The relationship between evangelism – actively spreading the Gospel – and discipleship – training and equipping others to share the Good News of Christ – affects a Christian’s ability to fulfill the Great Commission of Matthew 28:19-20.
Evangelism seeks to bring unbelievers to Christ; discipleship strengthens the new believer’s walk. Evangelism plants the seed that discipleship waters, cultivates, and helps grow.
An emerging faculty member at Southwestern Baptist Theological Seminary will explore this association in great depth during the Institute of Christian Leadership’s Evangelism Lecture at Mississippi College.
Carl Bradford, interim associate dean of the Roy J. Fish School of Evangelism and Missions, assistant professor of evangelism and missions, and Malcolm R. and Melba L. McDow Chair of Evangelism, will present “The Gospel and Why You Need Not Live It Out.” He will give the lecture on Monday, Feb. 19, in Provine Chapel and address MC students the following morning during Chapel in Swor Auditorium in Nelson Hall.
Sponsored by the Department of Christian Studies, the Evangelism Lecture series brings outstanding speakers who share fresh ideas and interesting topics with faculty, staff, and students at the Baptist-affiliated University, according to Evan Lenow, associate professor and chair of the Department of Christian Studies and director of church and minister relations at MC.
“The Evangelism Lecturer is an expert in evangelism and missions who talks to our students and helps them grasp a better understanding of what evangelism is, whether that’s trends in evangelism or the practice of evangelism,” said Lenow, who also serves as director of the Clinton extension of New Orleans Baptist Theological Seminary. “Carl Bradford is a young, up-and-coming scholar in the field of evangelism who has a heart for personal evangelism that’s demonstrated in his regular practice of sharing the Gospel.
“I am excited at the prospects of having someone like Carl engage with our students and share his passion for personal evangelism here at MC.”

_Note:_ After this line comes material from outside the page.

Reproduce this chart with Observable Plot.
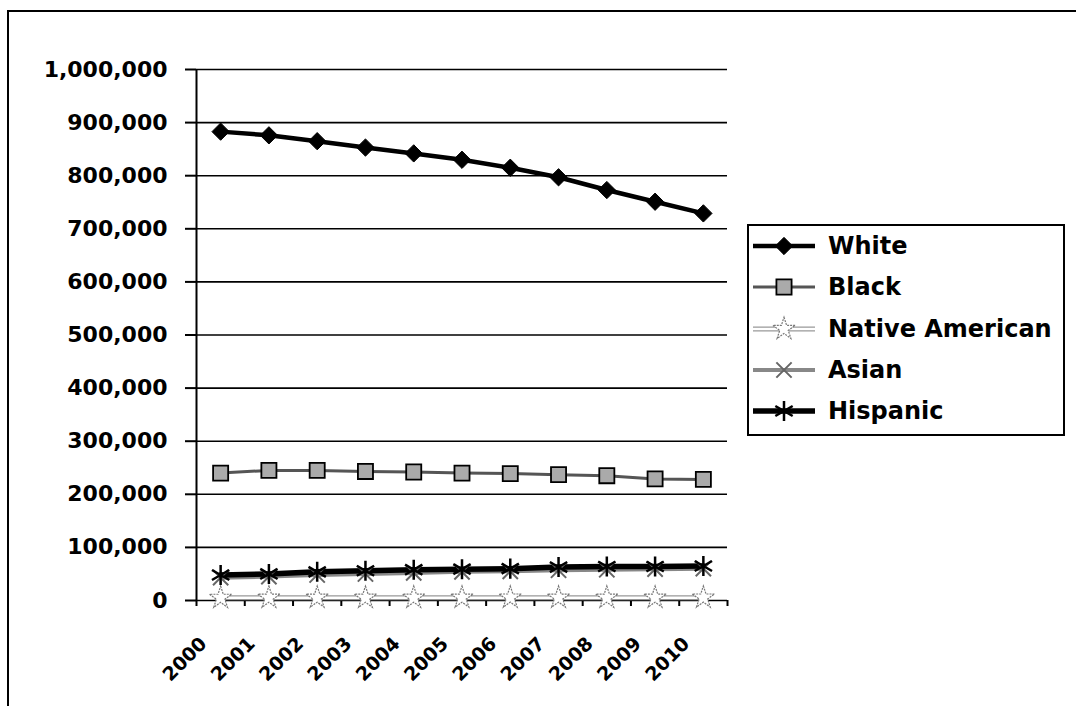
<!DOCTYPE html>
<html>
<head>
<meta charset="utf-8">
<script src="https://cdn.jsdelivr.net/npm/d3@7"></script>
<script src="https://cdn.jsdelivr.net/npm/@observablehq/plot@0.6"></script>
<style>
  body { margin: 0; background: #fff; }
  #wrap { position: relative; width: 1076px; height: 706px; overflow: hidden; font-family: "DejaVu Sans", sans-serif; background: #fff; }
  #frame { position: absolute; left: 7px; top: 10px; width: 1200px; height: 900px; border-left: 2px solid #000; border-top: 2px solid #000; }
  #chart { position: absolute; left: 0; top: 0; }
  #legend { position: absolute; left: 747px; top: 224px; width: 314px; height: 208px; border: 2px solid #000; background: #fff; }
  .item { position: absolute; left: 4px; height: 30px; display: flex; align-items: center; }
  .item span { font-weight: bold; font-size: 24px; margin-left: 13px; color: #000; white-space: nowrap; }
</style>
</head>
<body>
<div id="wrap">
  <div id="frame"></div>
  <div id="chart"></div>
  <div id="legend"></div>
</div>
<script>
// ---- data ----
const years = [2000, 2001, 2002, 2003, 2004, 2005, 2006, 2007, 2008, 2009, 2010];
const white    = [883000, 876000, 865000, 853000, 842000, 830000, 815000, 797000, 773000, 751000, 729000];
const black    = [240000, 245000, 245000, 243000, 242000, 240000, 239000, 237000, 235000, 229000, 228000];
const native   = [5000, 5200, 5300, 5100, 5200, 5300, 5400, 5300, 5200, 5300, 5400];
const asian    = [43000, 45000, 48000, 50000, 52000, 54000, 55000, 57000, 58000, 59000, 60000];
const hispanic = [48000, 50000, 54000, 56000, 58000, 59000, 60000, 63000, 64000, 64000, 65000];
const seriesNames = ["White", "Black", "Native American", "Asian", "Hispanic"];
const yTicks = [0, 100000, 200000, 300000, 400000, 500000, 600000, 700000, 800000, 900000, 1000000];
const xBounds = [1999.5, 2000.5, 2001.5, 2002.5, 2003.5, 2004.5, 2005.5, 2006.5, 2007.5, 2008.5, 2009.5, 2010.5];

const seriesValues = [white, black, native, asian, hispanic];
const rows = [];
seriesNames.forEach((s, i) => years.forEach((yr, j) => rows.push({series: s, year: yr, value: seriesValues[i][j]})));
const of = s => rows.filter(d => d.series === s);

const chart = Plot.plot({
  width: 1076,
  height: 706,
  marginLeft: 196,
  marginRight: 349,
  marginTop: 69,
  marginBottom: 106,
  style: { background: "transparent", fontFamily: "DejaVu Sans, sans-serif", color: "#000", overflow: "visible" },
  x: { domain: [1999.5, 2010.5] },
  y: { domain: [0, 1000000] },
  marks: [
    Plot.ruleY(yTicks, { stroke: "#000", strokeWidth: 1.6 }),
    Plot.ruleX([1999.5], { stroke: "#000", strokeWidth: 2 }),
    Plot.axisY(yTicks, { label: null, tickSize: 11, tickPadding: 18, tickFormat: d3.format(","), fontSize: 22, fontWeight: "bold", stroke: "#000", strokeWidth: 2, color: "#000" }),
    Plot.axisX(xBounds, { label: null, tickSize: 6, tickFormat: () => "", stroke: "#000", strokeWidth: 2 }),
    Plot.axisX(years, { label: null, tickSize: 0, tickPadding: 0, tickRotate: -45, dx: -17, dy: 40, fontSize: 19, fontWeight: "bold", tickFormat: d => String(d), letterSpacing: "-1.5px" }),
    // Native American
    Plot.line(of("Native American"), { x: "year", y: "value", stroke: "#999", strokeWidth: 5 }),
    Plot.line(of("Native American"), { x: "year", y: "value", stroke: "#fff", strokeWidth: 2.5 }),
    Plot.dot(of("Native American"), { x: "year", y: "value", symbol: "star", r: 7, fill: "#fff", stroke: "#777", strokeWidth: 1.2, strokeDasharray: "2,1" }),
    // Asian
    Plot.line(of("Asian"), { x: "year", y: "value", stroke: "#888", strokeWidth: 4 }),
    // Hispanic
    Plot.line(of("Hispanic"), { x: "year", y: "value", stroke: "#000", strokeWidth: 5.5 }),
    Plot.dot(of("Asian"), { x: "year", y: "value", symbol: "times", r: 7, stroke: "#666", strokeWidth: 2 }),
    Plot.dot(of("Hispanic"), { x: "year", y: "value", symbol: "asterisk", r: 9.5, stroke: "#000", strokeWidth: 2.5 }),
    // Black
    Plot.line(of("Black"), { x: "year", y: "value", stroke: "#555", strokeWidth: 3 }),
    Plot.dot(of("Black"), { x: "year", y: "value", symbol: "square", r: 8.5, fill: "#aaa", stroke: "#000", strokeWidth: 1.8 }),
    // White
    Plot.line(of("White"), { x: "year", y: "value", stroke: "#000", strokeWidth: 4.5 }),
    Plot.dot(of("White"), { x: "year", y: "value", symbol: d3.symbolDiamond2, r: 7.8, fill: "#000", stroke: "#000", strokeWidth: 1 })
  ]
});
document.getElementById("chart").appendChild(chart);

// ---- legend ----
const legendStyles = {
  "White":           { line: [["#000", 4.5]], sym: d3.symbolDiamond2, size: 190, fill: "#000", stroke: "#000", sw: 1 },
  "Black":           { line: [["#555", 3]], sym: d3.symbolSquare, size: 230, fill: "#aaa", stroke: "#000", sw: 1.8 },
  "Native American": { line: [["#999", 5], ["#fff", 2.5]], sym: d3.symbolStar, size: 154, fill: "#fff", stroke: "#777", sw: 1.2, dash: "2,1" },
  "Asian":           { line: [["#888", 4]], sym: d3.symbolTimes, size: 154, fill: "none", stroke: "#666", sw: 2 },
  "Hispanic":        { line: [["#000", 5.5]], sym: d3.symbolAsterisk, size: 283, fill: "none", stroke: "#000", sw: 2.5 }
};
const legend = document.getElementById("legend");
const legendTops = [246, 287, 329, 370, 411];
seriesNames.forEach((name, i) => {
  const st = legendStyles[name];
  const item = document.createElement("div");
  item.className = "item";
  item.style.top = (legendTops[i] - 226 - 15) + "px";
  const svg = d3.create("svg").attr("width", 62).attr("height", 30);
  st.line.forEach(([c, w]) => svg.append("line").attr("x1", 0).attr("x2", 62).attr("y1", 15).attr("y2", 15).attr("stroke", c).attr("stroke-width", w));
  svg.append("path").attr("transform", "translate(31,15)").attr("d", d3.symbol(st.sym, st.size)())
    .attr("fill", st.fill).attr("stroke", st.stroke).attr("stroke-width", st.sw).attr("stroke-dasharray", st.dash || null);
  item.appendChild(svg.node());
  const span = document.createElement("span");
  span.textContent = name;
  item.appendChild(span);
  legend.appendChild(item);
});
</script>
</body>
</html>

The presentation will mark Bradford’s first visit to the Clinton campus.
“Mississippi College is an excellent place for individuals who want to achieve their career goals while staying true to their faith,” he said. “The college’s focus is equipping students for world impact and exalting Christ for world evangelization.
“It brings me great joy to address a student body and institution as dedicated as this one, fully committed to their faith and purpose. Knowing that I have the opportunity to encourage and uplift the students of this school in the area of evangelism is truly a privilege.”
Lenow said attendees of the Evangelism Lecture will receive an impactful message from God’s word that could serve as an agent of change in their lives.
“They should anticipate hearing a passionate plea to make evangelism part of their daily practice and the need for effective evangelism in our churches, our communities, and beyond,” he said.
After receiving his B.S. in business administration from Xavier University of Louisiana, Bradford obtained his M.Div. and his Ph.D. in evangelism from SWBTS. He has contributed chapters to the “History of Evangelism in North America” and has authored “Sufficiency of Scripture in Evangelism” in “The Sufficiency of Scripture,” “And You Shall Be My Witnesses: 31 Devotionals to Encourage a Spirit of Everyday Evangelism,” and “Evangelism Takes Heart: A Nine-Week Journey to Cultivating a Heart for Evangelism.” He has also written journal articles for the “Southwestern Journal of Theology.”
Bradford also serves as an evangelism consultant for the Southern Baptists of Texas Convention and minister of evangelism at First Baptist Mansfield in Texas. He frequently partners with local churches to assist in evangelism training. He and his wife, Andrea, have two children: Carl Jr. and Abigail.
The SWBTS leader said he is looking forward to delivering his inspirational message.
“Undoubtedly, the students of today are the most capable and suitable generation to lead the charge in making a significant impact on the world, simply because it is their generation.” he said. “I want to motivate students to continue impacting their family, friends, and community with their faith.”